Two years after their first meeting, on the occasion of another talk with Robeson, Stein described him to Van Vechten as “really a perfectly ideal companion, the last time I saw him it was only once and it was in a
crowd of people. I liked him then but now after a quiet time alone with him we are really very good friends.… He did give charming pictures of you Carl, he does that awfully well makes the people he is talking about very really in front of you and it was nice having that done with you. Thanks for him.” Carlo, in turn, reported Robeson's reaction to Stein: “he adores you.”
17

The Robesons also saw a few old friends, like Donald Angus, and took in the much-touted
Revue Nègre
. The
Revue
had been put together by the white producer Caroline Dudley Reagan, an American living in Paris, whom Essie disliked and who was to cause Paul considerable trouble within a few years. Essie reported to Carlo and Fania that the
Revue
was “rotten”—“that is … between us,” she wrote, “I hate to run down our own stuff.” Josephine Baker started out well—“the things she does with her body are amazing”—but she continued to do “the same stuff all evening, and by the end you are slightly bored,” especially since her voice couldn't be heard above the orchestra. As for the touted “African scene,” the “idea is splendid, and it is all fine until Josephine does this ridiculously vulgar and totally uncalled for wiggling. It would be different if it fitted in anywhere, but it obviously [is] stuck in as an added attraction.” The
Revue
in fact marked Josephine Baker's Paris debut—and made her, still a teenager, an overnight sensation.
18

From Paris the Robesons went to Villefranche on the Riviera. They were immediately taken in tow by Glenway Wescott and Monroe Wheeler, whom they had met in New York at the Salemmés. Both were still in their twenties.

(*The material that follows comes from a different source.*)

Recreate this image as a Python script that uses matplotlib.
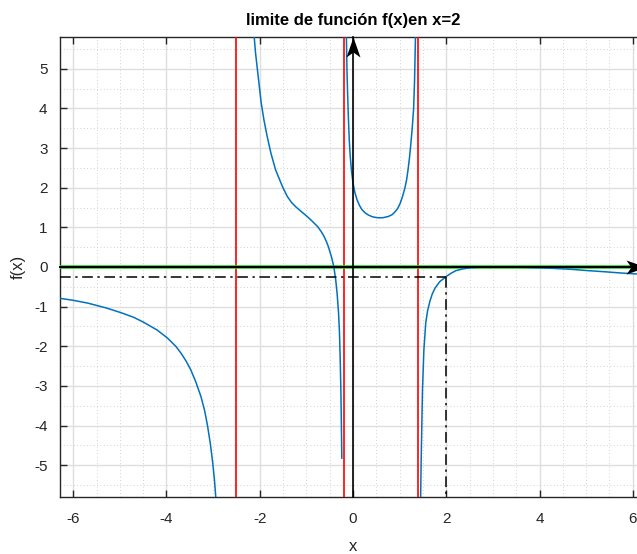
import numpy as np
import matplotlib
matplotlib.use("Agg")
import matplotlib.pyplot as plt
from matplotlib.ticker import MultipleLocator
from matplotlib.path import Path

plt.rcParams['font.family'] = ['Liberation Sans', 'DejaVu Sans']
plt.rcParams['axes.unicode_minus'] = False

# ---- data ----
# branch 1: x < -2.5
b1_x = [-6.2832, -6.0, -5.69, -5.3, -4.98, -4.7, -4.48, -4.2, -3.98, -3.8, -3.69, -3.58,
        -3.48, -3.37, -3.26, -3.18, -3.12, -3.06, -3.01, -2.97, -2.94, -2.92]
b1_y = [-0.79, -0.84, -0.91, -1.03, -1.15, -1.27, -1.40, -1.59, -1.79, -2.0, -2.17, -2.37,
        -2.59, -2.90, -3.27, -3.63, -4.0, -4.45, -4.92, -5.38, -5.85, -6.2]
# branch 2: -2.5 < x < -0.2
b2_x = [-2.16, -2.12, -2.09, -2.05, -2.01, -1.97, -1.91, -1.84, -1.76, -1.66, -1.51, -1.41,
        -1.32, -1.23, -1.10, -0.98, -0.87, -0.76, -0.68, -0.62, -0.57, -0.53, -0.46, -0.41,
        -0.37, -0.34, -0.31, -0.29, -0.275, -0.26, -0.25, -0.24]
b2_y = [6.2, 5.82, 5.40, 4.98, 4.57, 4.15, 3.71, 3.29, 2.87, 2.45, 2.02, 1.78,
        1.63, 1.52, 1.39, 1.27, 1.15, 1.02, 0.89, 0.77, 0.64, 0.52, 0.25, 0.0,
        -0.33, -0.68, -1.15, -1.65, -2.3, -3.1, -3.9, -4.82]
# branch 3: -0.2 < x < 1.4
b3_x = [-0.145, -0.14, -0.13, -0.115, -0.10, -0.08, -0.06, -0.03, 0.0, 0.04, 0.085, 0.14,
        0.19, 0.26, 0.33, 0.42, 0.51, 0.58, 0.65, 0.76, 0.84, 0.90, 0.96, 1.01, 1.06, 1.11,
        1.15, 1.18, 1.21, 1.24, 1.27, 1.30, 1.32, 1.34, 1.345]
b3_y = [6.2, 5.7, 5.0, 4.35, 3.8, 3.2, 2.8, 2.4, 2.12, 1.88, 1.70, 1.55,
        1.45, 1.365, 1.31, 1.265, 1.245, 1.24, 1.245, 1.275, 1.32, 1.39, 1.48, 1.60, 1.77, 1.98,
        2.2, 2.45, 2.74, 3.1, 3.5, 4.0, 4.7, 5.83, 6.2]
# branch 4: x > 1.4
b4_x = [1.445, 1.45, 1.46, 1.47, 1.49, 1.52, 1.56, 1.60, 1.65, 1.70, 1.76, 1.86, 2.0, 2.1,
        2.21, 2.35, 2.50, 2.7, 2.9, 3.2, 3.59, 4.0, 4.31, 4.7, 5.02, 5.4, 5.73, 6.0, 6.2832]
b4_y = [-6.2, -5.88, -5.0, -4.36, -3.10, -2.09, -1.41, -1.10, -0.86, -0.68, -0.53, -0.37, -0.24, -0.16,
        -0.09, -0.05, -0.02, -0.005, 0.0, 0.0, -0.005, -0.02, -0.035, -0.06, -0.09, -0.12, -0.15, -0.17, -0.19]

asymptotes = [-2.5, -0.2, 1.4]
x_point = 2.0
limit_val = -0.24

x_ticks = [-6, -4, -2, 0, 2, 4, 6]
y_ticks = [-5, -4, -3, -2, -1, 0, 1, 2, 3, 4, 5]
xlim = (-2 * np.pi, 2 * np.pi)
ylim = (-5.8, 5.8)

blue = '#0072BD'

fig = plt.figure(figsize=(6.37, 5.54), dpi=100)
ax = fig.add_axes([60 / 637, 1 - 497 / 554, 586 / 637, 460 / 554])

ax.set_xlim(*xlim)
ax.set_ylim(*ylim)

# grid
ax.xaxis.set_minor_locator(MultipleLocator(0.5))
ax.yaxis.set_minor_locator(MultipleLocator(0.5))
ax.grid(which='major', color='#dedede', lw=1.0, ls='-')
ax.grid(which='minor', color='#c4c4c4', lw=0.6, ls=(0, (1, 3)))
ax.set_axisbelow(True)

# curve branches
for bx, by in [(b1_x, b1_y), (b2_x, b2_y), (b3_x, b3_y), (b4_x, b4_y)]:
    ax.plot(bx, by, color=blue, lw=1.1, zorder=4, solid_joinstyle='round')

# asymptotes
for a in asymptotes:
    ax.axvline(a, color='red', lw=1.2, zorder=3)

# green y=0 line
ax.axhline(0, color='#22cc22', lw=2.6, zorder=3)

# arrow head markers (tip at origin)
head_right = Path([(0, 0), (-20, 7), (-15, 0), (-20, -7), (0, 0)],
                  [Path.MOVETO, Path.LINETO, Path.LINETO, Path.LINETO, Path.CLOSEPOLY])
head_up = Path([(0, 0), (-7, -20), (0, -15), (7, -20), (0, 0)],
               [Path.MOVETO, Path.LINETO, Path.LINETO, Path.LINETO, Path.CLOSEPOLY])
ms = 20 * 72 / 100 * 2  # 20 px head length

# x axis line with arrow
ax.plot([xlim[0], xlim[1]], [0, 0], color='black', lw=1.4, zorder=5, clip_on=False)
ax.plot([xlim[1]], [0], marker=head_right, ms=ms, color='black', mew=0, zorder=6, clip_on=False)
# y axis line with arrow
ax.plot([0, 0], [ylim[0], ylim[1]], color='black', lw=1.2, zorder=5, clip_on=False)
ax.plot([0], [ylim[1]], marker=head_up, ms=ms, color='black', mew=0, zorder=6, clip_on=False)

# dash-dot limit guides
ax.plot([xlim[0], x_point], [limit_val, limit_val], color='black', lw=1.1,
        ls=(0, (7, 3, 1.5, 3)), zorder=4)
ax.plot([x_point, x_point], [limit_val, ylim[0]], color='black', lw=1.1,
        ls=(0, (7, 3, 1.5, 3)), zorder=4)

ax.set_xticks(x_ticks)
ax.set_yticks(y_ticks)
ax.set_xticklabels([str(t) for t in x_ticks])
ax.set_yticklabels([str(t) for t in y_ticks])
ax.tick_params(which='major', direction='in', length=5, width=1.0, color='#262626',
               labelsize=11, labelcolor='#262626', top=True, right=True)
ax.tick_params(axis='x', pad=11)
ax.tick_params(axis='y', pad=9)
ax.tick_params(which='minor', length=0, top=True, right=True)
for s in ax.spines.values():
    s.set_color('#262626')
    s.set_linewidth(1.0)

ax.set_title('limite de función f(x)en x=2', fontsize=12, fontweight='bold', pad=9)
ax.set_xlabel('x', fontsize=12, color='#262626', labelpad=9)
ax.set_ylabel('f(x)', fontsize=12, color='#262626', labelpad=6)

fig.savefig('out.png', dpi=100)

Wescott had already gained a reputation as a writer with his first novel,
The Apple of the Eye
, and his lover, Monroe Wheeler (who as a fledgling publisher had printed a book of Wescott's poetry), would later become a highly regarded art curator and critic. Traveling as they did in artistic circles, the Robesons always knew gay men and lesbian women, and counted a fair number among their friends. Paul especially was (in the words of one intimate) “never moralistic or judgmental on that subject but rather wholly accepting,” and Monroe Wheeler recalls that when a “fashionable New York dressmaker offered Paul a lot of money to sleep with him,” Paul turned the man down with polite disinterest. Essie, in fact, unlike Paul, occasionally showed a bit of superior disdain, once referring to Elsa Maxwell as that “great ugly Lesbian” (adding that she gave “marvelous parties”), and another time reporting having met “a lot of fairies and degenerates” at a cocktail party given by Lady Duff Gordon. But more typically Essie, too, enjoyed the company of gay people. In 1931 she went three times to hear the “down-and-dirty” Gladys Bentley during her engagement at the Clam House, thought her “grand,” and wrote the Van Vechtens that she, Essie, would “never be the same.” She was also sometime companion and confidante to several gay men, and once expressed disapproving surprise on hearing that one of them preferred to hide his
passionate involvement with another man rather than risk being ruined in business and ostracized by French society.
19

Wheeler and Wescott had a villa in the hills above Villefranche, an unspoiled half-Italian, half-French village situated near Nice. They booked the Robesons into the famed Welcome Hotel (sometime home in 1925 to Cocteau), where the window and balconies of the Robesons' room directly faced the sea in front and the French Alps on the side. They read, wrote letters, ate on the balcony, and during the day strolled along the shore in the sun. Within a week, Paul's congestion began to thaw and Essie's self-described “nervous tension” to ease. It is “the most enchanting spot in the world—so far as we know,” Essie wrote Carlo and Fania, “and Paul and I are as happy as can be.”